SAN ANTONIO—The midstream’s leading advocacy group has evolved and added multiple roles in its 95-year history to meet the needs of its members. Today, that means a focus on regulatory matters.

Mark Sutton, president and CEO of the GPA Midstream Association, told attendees at Hart Energy’s 2nd annual Midstream Texas conference that the association now stands as “the only trade group that advocates for a midstream position” with the federal and state governments in major producing regions. “Our biggest issues are with federal regulation and legislation,” he said, adding state government issues also have grown in importance.

Hart Energy’s Midstream Business magazine serves as GPA Midstream’s official publication.

A changing—and frequently hostile—regulatory environment caused the Tulsa, Okla.-based organization to change its mission statement in 2009 to reflect its broadened role that builds on its work as primarily a technical and educational body. It changed its name earlier this year from the Gas Processors Association to emphasize that it speaks for all of the midstream, not just its traditional membership of gas processors.

Those changes fit with the organization’s evolving mission since its founding in 1921, Sutton noted. Back then, gas processing was a new and uncertain business producing what was referred to as casinghead gas or natural gasoline—or NGL.

“The major manufacturers had little or no idea what they were selling because there was no consistency in the industry,” Sutton said. “It was despised by the railroads and the customers in the early days and was responsible for many deaths. The constituents were inconsistent and the heat of the day would heat up the rail cars, they would blow up and kill people.

“It was being sold, when they could sell it, at huge discounts,” he added.

Thus the Association of Natural Gasoline Manufacturers was organized to “put the industry’s house in order by doing several things,” according to Sutton. First, it had to set specifications for the industry’s gas liquids products, then devise test methods to confirm specifications for those products to assure their safety.

That was the foundation of GPA’s continuing technical and research emphasis.

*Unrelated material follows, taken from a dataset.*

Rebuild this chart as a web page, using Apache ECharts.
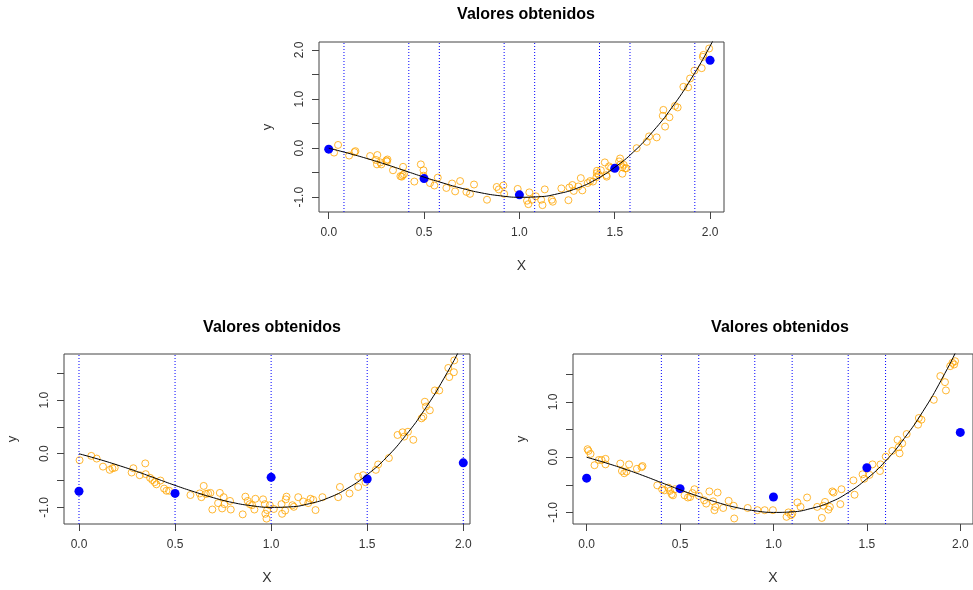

Its standards—among many—for defining product specifications for propane and butanes, the physical properties of various hydrocarbons and the heating value at custody transfer for natural gas today serve as benchmarks for the worldwide oil and gas industry.

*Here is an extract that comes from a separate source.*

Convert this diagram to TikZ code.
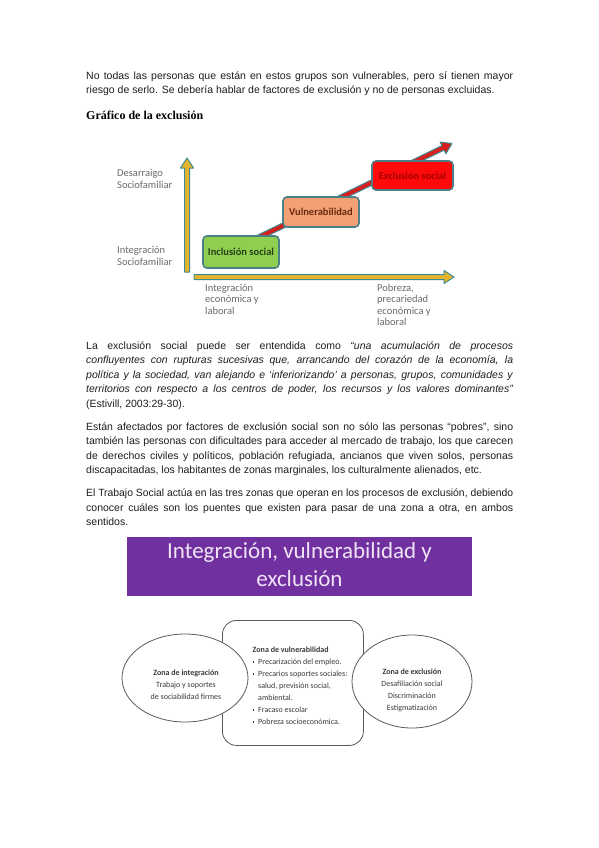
\documentclass[tikz,border=0pt]{standalone}
\usepackage{fontspec}
\usepackage{graphicx}
\setmainfont{Liberation Sans}
\newfontfamily\serifbf{Liberation Serif}
\newfontfamily\calfont{Carlito}
\usetikzlibrary{calc,shapes.geometric}
\definecolor{textc}{HTML}{1E1E1E}
\definecolor{axgold}{HTML}{E6B52C}
\definecolor{axteal}{HTML}{3F8B94}
\definecolor{boxedge}{HTML}{4A8088}
\definecolor{greenbox}{HTML}{8FCF4F}
\definecolor{greentxt}{HTML}{27401A}
\definecolor{orangebox}{HTML}{F2A074}
\definecolor{orangetxt}{HTML}{6B2A10}
\definecolor{redbox}{HTML}{FF0A0A}
\definecolor{redtxt}{HTML}{A50000}
\definecolor{redarrow}{HTML}{D81E1E}
\definecolor{purplebox}{HTML}{7030A0}
\definecolor{lav}{HTML}{EFE3F5}
\definecolor{zedge}{HTML}{5A5A5A}
\definecolor{zgray}{HTML}{3A3A3A}
\definecolor{axgray}{HTML}{6A6A6A}
\newcommand\bodyfont{\fontsize{10.5}{14.5}\selectfont}
\newlength\jw \setlength\jw{427pt}
\newsavebox\jbox
\newcommand\jline[1]{\sbox\jbox{#1}\ifdim\wd\jbox>\jw\relax\resizebox{\jw}{\ht\jbox}{\usebox\jbox}\else\hbox to\jw{#1}\fi}
\newcommand\blockarrow[4]{%
 \coordinate (bah) at ($(#2)!10pt!(#1)$);
 \filldraw[fill=#3, draw=#4, line width=1pt, line join=round]
  ($(#1)!2.5pt!90:(#2)$) -- ($(bah)!2.5pt!90:(#2)$) -- ($(bah)!6.5pt!90:(#2)$) -- (#2)
  -- ($(bah)!6.5pt!-90:(#2)$) -- ($(bah)!2.5pt!-90:(#2)$) -- ($(#1)!2.5pt!-90:(#2)$) -- cycle;}
\newcommand\bul{\makebox[5.5pt][l]{\raisebox{1.6pt}{\rule{1.6pt}{1.6pt}}}}
\begin{document}
\begin{tikzpicture}[x=1pt,y=-1pt,
  txt/.style={anchor=base west, inner sep=0pt, font=\bodyfont, text=textc},
  axlab/.style={anchor=base west, inner sep=0pt, align=left, font=\calfont\fontsize{10.5}{11.5}\selectfont, text=axgray},
  stepbox/.style={draw=boxedge, line width=1.6pt, rounded corners=4pt, inner sep=0pt, font=\calfont\bfseries\fontsize{10.5}{12}\selectfont},
  zonetxt/.style={inner sep=0pt, font=\calfont\fontsize{8}{12}\selectfont, text=zgray},
  zshape/.style={draw=zedge, line width=0.8pt, inner sep=0pt}
]
\useasboundingbox (0,0) rectangle (599,848);
\fill[white] (0,0) rectangle (599,848);

% paragraph 1
\node[txt] (p1a) at (86,79.5) {\jline{No todas las personas que están en estos grupos son vulnerables, pero sí tienen mayor}};
\node[txt] (p1b) at (86,94) {riesgo de serlo. Se debería hablar de factores de exclusión y no de personas excluidas.};
\node[anchor=base west, inner sep=0pt, font=\serifbf\bfseries\fontsize{12}{14}\selectfont, text=black] (h1) at (86,120) {Gráfico de la exclusión};

% diagram 1
\coordinate (vA) at (187,272); \coordinate (vB) at (187,158);
\coordinate (hA) at (194,277); \coordinate (hB) at (454,277);
\coordinate (rA) at (241,246); \coordinate (rB) at (452,143.5);
\blockarrow{vA}{vB}{axgold}{axteal}
\blockarrow{hA}{hB}{axgold}{axteal}
\blockarrow{rA}{rB}{redarrow}{axteal}
\node[stepbox, fill=greenbox, minimum width=76pt, minimum height=32pt, text=greentxt] (inc) at (241,252) {Inclusión social};
\node[stepbox, fill=orangebox, minimum width=76pt, minimum height=30pt, text=orangetxt] (vul) at (321,212) {Vulnerabilidad};
\node[stepbox, fill=redbox, minimum width=81pt, minimum height=29pt, text=redtxt] (exc) at (412.5,175.5) {Exclusión social};
% multi-line labels: base anchor = baseline of last line
\node[axlab] (ly1) at (117,188) {Desarraigo\\Sociofamiliar};
\node[axlab] (ly2) at (117,265) {Integración\\Sociofamiliar};
\node[axlab] (lx1) at (205,314) {Integración\\económica y\\laboral};
\node[axlab] (lx2) at (377,325.5) {Pobreza,\\precariedad\\económica y\\laboral};

% paragraph 2
\node[txt] (p2a) at (86,349) {\jline{La exclusión social puede ser entendida como \textit{“una acumulación de procesos}}};
\node[txt] (p2b) at (86,363.5) {\jline{\textit{confluyentes con rupturas sucesivas que, arrancando del corazón de la economía, la}}};
\node[txt] (p2c) at (86,378) {\jline{\textit{política y la sociedad, van alejando e ‘inferiorizando’ a personas, grupos, comunidades y}}};
\node[txt] (p2d) at (86,392.5) {\jline{\textit{territorios con respecto a los centros de poder, los recursos y los valores dominantes”}}};
\node[txt] (p2e) at (86,407) {(Estivill, 2003:29-30).};

% paragraph 3
\node[txt] (p3a) at (86,430) {\jline{Están afectados por factores de exclusión social son no sólo las personas “pobres”, sino}};
\node[txt] (p3b) at (86,444.5) {\jline{también las personas con dificultades para acceder al mercado de trabajo, los que carecen}};
\node[txt] (p3c) at (86,459) {\jline{de derechos civiles y políticos, población refugiada, ancianos que viven solos, personas}};
\node[txt] (p3d) at (86,473.5) {discapacitadas, los habitantes de zonas marginales, los culturalmente alienados, etc.};

% paragraph 4
\node[txt] (p4a) at (86,496.5) {\jline{El Trabajo Social actúa en las tres zonas que operan en los procesos de exclusión, debiendo}};
\node[txt] (p4b) at (86,511) {\jline{conocer cuáles son los puentes que existen para pasar de una zona a otra, en ambos}};
\node[txt] (p4c) at (86,525.5) {sentidos.};

% diagram 2
\node[fill=purplebox, minimum width=345pt, minimum height=59pt, inner sep=0pt, anchor=north west] (tit) at (127,537) {};
\node[anchor=base, inner sep=0pt, font=\calfont\fontsize{23}{28}\selectfont, text=lav] (t1) at (299.5,558) {Integración, vulnerabilidad y};
\node[anchor=base, inner sep=0pt, font=\calfont\fontsize{23}{28}\selectfont, text=lav] (t2) at (299.5,586) {exclusión};

\node[zshape, rounded corners=14pt, minimum width=141pt, minimum height=125pt, anchor=north west] (zv) at (222,620) {};
\node[zshape, ellipse, fill=white, minimum width=126pt, minimum height=88pt] (zi) at (185,678) {};
\node[zshape, ellipse, fill=white, minimum width=120pt, minimum height=93pt] (ze) at (412,681.5) {};

\node[zonetxt, anchor=base, align=center] (zit) at (186,699.5) {\textbf{Zona de integración}\\Trabajo y soportes\\de sociabilidad firmes};
\node[zonetxt, anchor=base, align=center] (zet) at (412,710.5) {\textbf{Zona de exclusión}\\Desafiliación social\\Discriminación\\Estigmatización};
\node[zonetxt, anchor=base west, align=left] (zvt) at (252.5,724.5) {\textbf{Zona de vulnerabilidad}\\\bul Precarización del empleo.\\\bul Precarios soportes sociales:\\\hspace*{5.5pt}salud, previsión social,\\\hspace*{5.5pt}ambiental.\\\bul Fracaso escolar\\\bul Pobreza socioeconómica.};
\end{tikzpicture}
\end{document}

From writing technical specifications, the new organization went on to develop standardized business contracts and became involved in patent litigation—an important role as the new industry evolved and expanded.

“Since that stressful and humble beginning, GPA has been involved in technologically shaping this industry,” he noted. GPA continues to sponsor research projects that return 10 times the value of the cost of that research, Sutton said. Training and education, covering such topics as compression and pipeline integrity, are other important roles GPA has taken on over the years.

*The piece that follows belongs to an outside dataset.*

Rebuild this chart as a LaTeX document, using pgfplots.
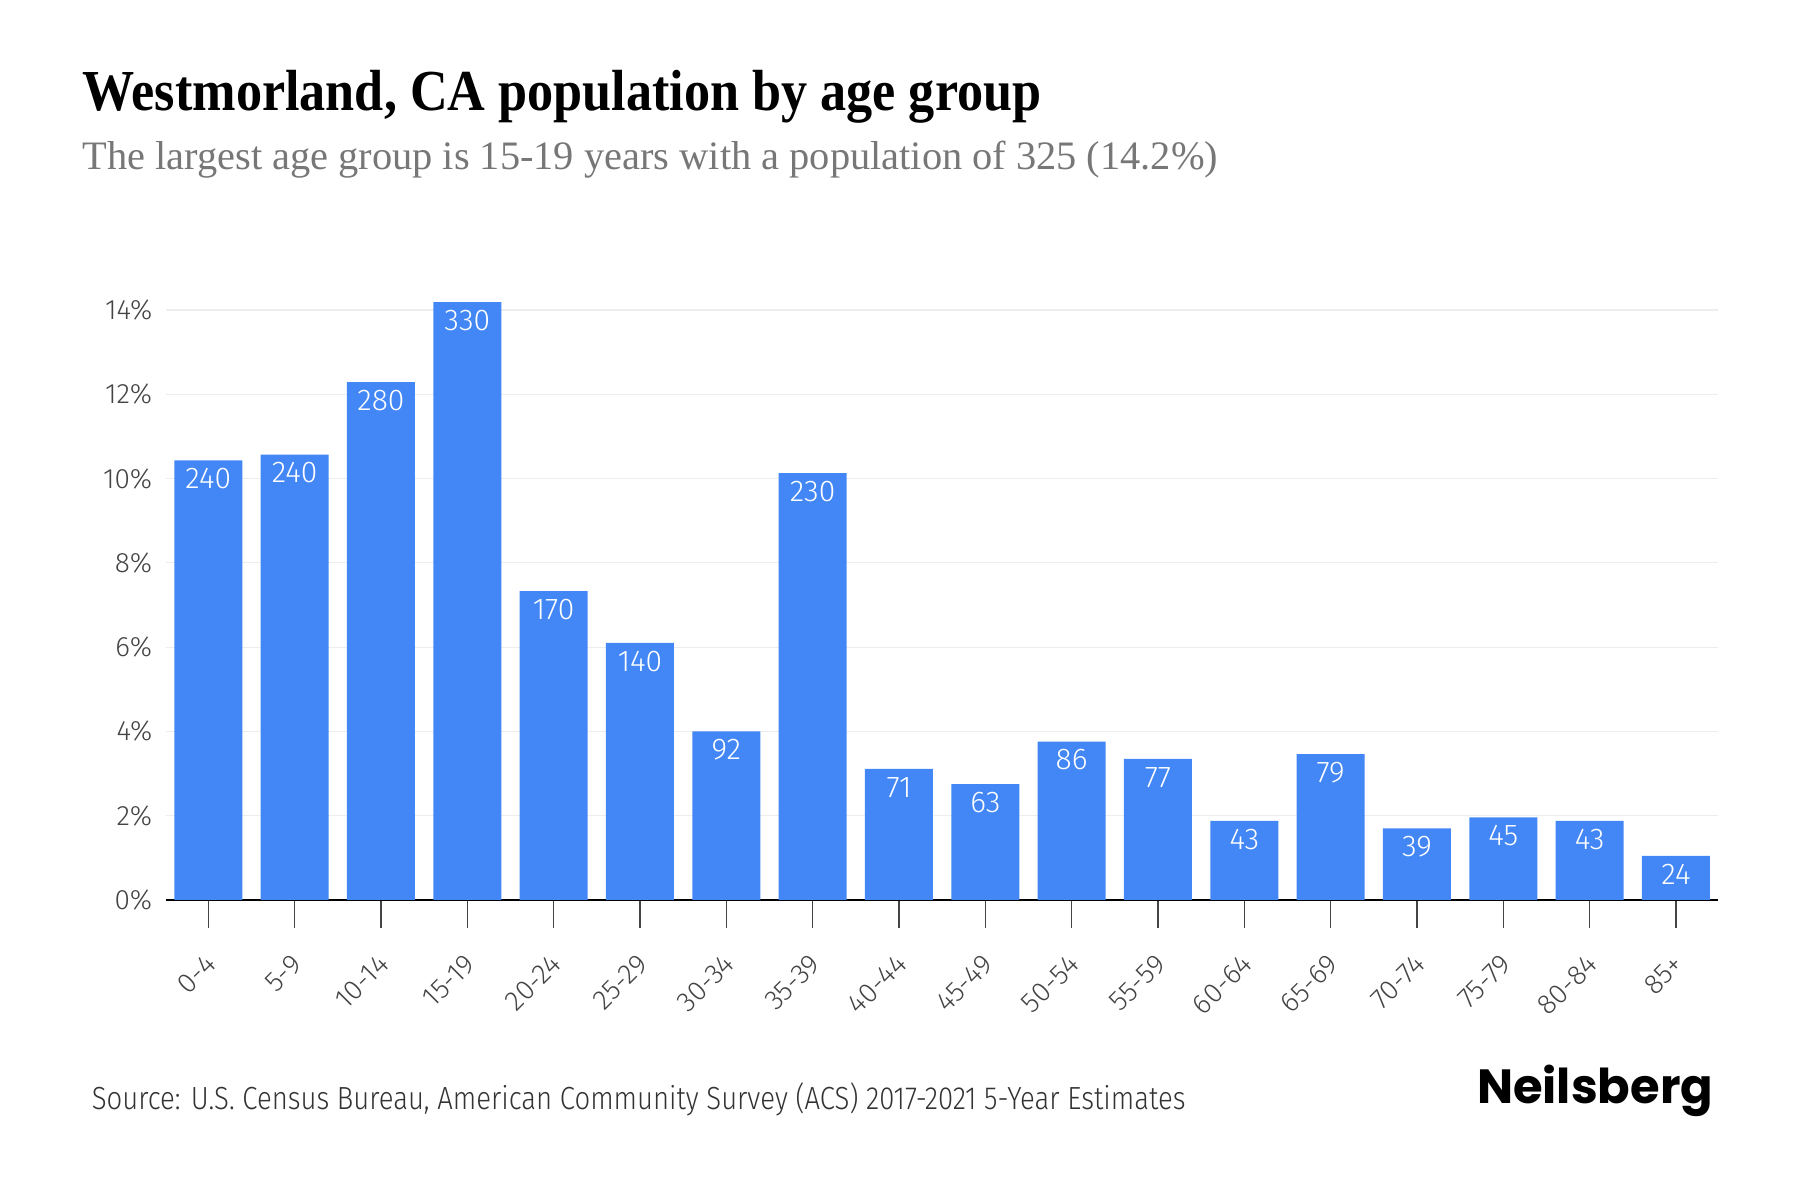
\documentclass[border=0pt]{standalone}
\usepackage{fontspec}
\usepackage{pgfplots}
\pgfplotsset{compat=1.18}
\setmainfont{Fira Sans Light}
\newfontfamily\lightfont{Fira Sans Light}
\newfontfamily\srcfont[FakeStretch=0.86]{Fira Sans Light}
\newfontfamily\titlefont[FakeStretch=0.9]{Liberation Serif}
\newfontfamily\subfont{Liberation Serif}
\newfontfamily\logofont{Poppins}
\definecolor{barblue}{HTML}{4287F5}
\definecolor{gridgray}{HTML}{EDEDED}
\definecolor{ticktext}{HTML}{444444}
\definecolor{subgray}{HTML}{777777}
\definecolor{srctext}{HTML}{333333}
\begin{document}
\begin{tikzpicture}
\path[use as bounding box] (0,0) rectangle (450pt,300pt);
% titles
\node[anchor=base west, inner sep=0pt, text=black] at (20.4pt,272.25pt)
  {\titlefont\bfseries\fontsize{14.5}{16}\selectfont Westmorland, CA population by age group};
\node[anchor=base west, inner sep=0pt, text=subgray] at (20.4pt,257.5pt)
  {\subfont\fontsize{10.1}{12}\selectfont The largest age group is 15-19 years with a population of 325 (14.2\%)};
% footer
\node[anchor=base west, inner sep=0pt, text=srctext] at (22.75pt,22.5pt)
  {\srcfont\fontsize{8}{10}\selectfont Source: U.S. Census Bureau, American Community Survey (ACS) 2017-2021 5-Year Estimates};
\node[anchor=base east, inner sep=0pt, text=black] at (428.5pt,24pt)
  {\logofont\bfseries\fontsize{12}{14}\selectfont Neilsberg};
\begin{axis}[
  at={(41.5pt,75pt)}, anchor=south west,
  scale only axis,
  width=388pt, height=152.75pt,
  xmin=-0.49, xmax=17.487,
  ymin=0, ymax=14.5,
  ybar, bar width=0.787, bar shift=0pt,
  axis x line*=bottom, axis y line*=left,
  y axis line style={draw=none},
  x axis line style={draw=black, line width=0.4pt},
  ytick={0,2,4,6,8,10,12,14},
  yticklabels={0\%,2\%,4\%,6\%,8\%,10\%,12\%,14\%},
  ytick style={draw=none},
  ymajorgrids,
  grid style={draw=gridgray, line width=0.3pt},
  xtick={0,...,17},
  xticklabels={0-4,5-9,10-14,15-19,20-24,25-29,30-34,35-39,40-44,45-49,50-54,55-59,60-64,65-69,70-74,75-79,80-84,85+},
  tick align=outside,
  major tick length=7pt,
  xtick style={draw=ticktext, line width=0.4pt},
  yticklabel style={font=\lightfont\fontsize{7}{7}\selectfont, text=ticktext, inner sep=0pt, xshift=3.75pt},
  xticklabel style={font=\lightfont\fontsize{7}{7}\selectfont, text=ticktext, rotate=45, anchor=east, inner sep=0pt, xshift=-4.9pt, yshift=-6.1pt},
  point meta=explicit symbolic,
  nodes near coords,
  every node near coord/.append style={font=\lightfont\fontsize{7.5}{7.5}\selectfont, text=white, anchor=center, yshift=-4.6pt},
]
\addplot[fill=barblue, draw=none] coordinates {
(0,10.43) [240]
(1,10.57) [240]
(2,12.29) [280]
(3,14.19) [330]
(4,7.33) [170]
(5,6.10) [140]
(6,4.00) [92]
(7,10.13) [230]
(8,3.11) [71]
(9,2.75) [63]
(10,3.76) [86]
(11,3.35) [77]
(12,1.88) [43]
(13,3.46) [79]
(14,1.70) [39]
(15,1.96) [45]
(16,1.88) [43]
(17,1.05) [24]
};
\end{axis}
\end{tikzpicture}
\end{document}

But if many of the technical and operating questions of the midstream have been answered, the biggest challenge today for the sector lies in advocacy during the government regulatory process, he stressed.

“We are positioning to assure that the midstream remains strong,” Sutton emphasized. The mission-statement change and name change “allow us to advocate with a true midstream focus… it has become our core mission to advocate for the midstream.”

In 2014 and 2015, GPA’s leadership developed what Sutton called “an advocacy package” that would allow it to add a new and greater role with government. That package included a 35% dues increase to fund hiring of a full-time vice president of government affairs in Washington, D.C.; a full-time director of state government affairs to monitor regulator matters in 11 key states; and the creation of a political action committee (PAC) operated in cooperation with GPA’s joint GPSA Midstream Suppliers organization.

“If you don’t have a PAC, it’s hard to play the game today in Washington, D.C.,” Sutton added.

The association has had a significant increase in the number of formal letters and comments to regulatory agencies, he noted. In 2014, GPA filed 13 comments. Last year, that number rose to 41 and to date in 2016 it has presented 26 formal comments.

“Of those 26, four to five were a considerable undertaking, comments on methane regulation, which is really killing us all in this industry,” Sutton said, noting some of GPA’s filings ran to 50 or more pages. Safety regulation also has been an area it monitors closely.

“Depending on which administration is elected, I don’t see [regulatory issues] changing a whole lot,” Sutton said of GPA’s role in the process. He noted the Obama administration has attempted to mandate many of its energy related policies, generally opposed by the oil and gas industry as onerous, through regulatory mandates published before the current administration leaves office in January.

“It has been a tough fight” in recent months as a result, he said, and the midstream will need to stay involved in the foreseeable future.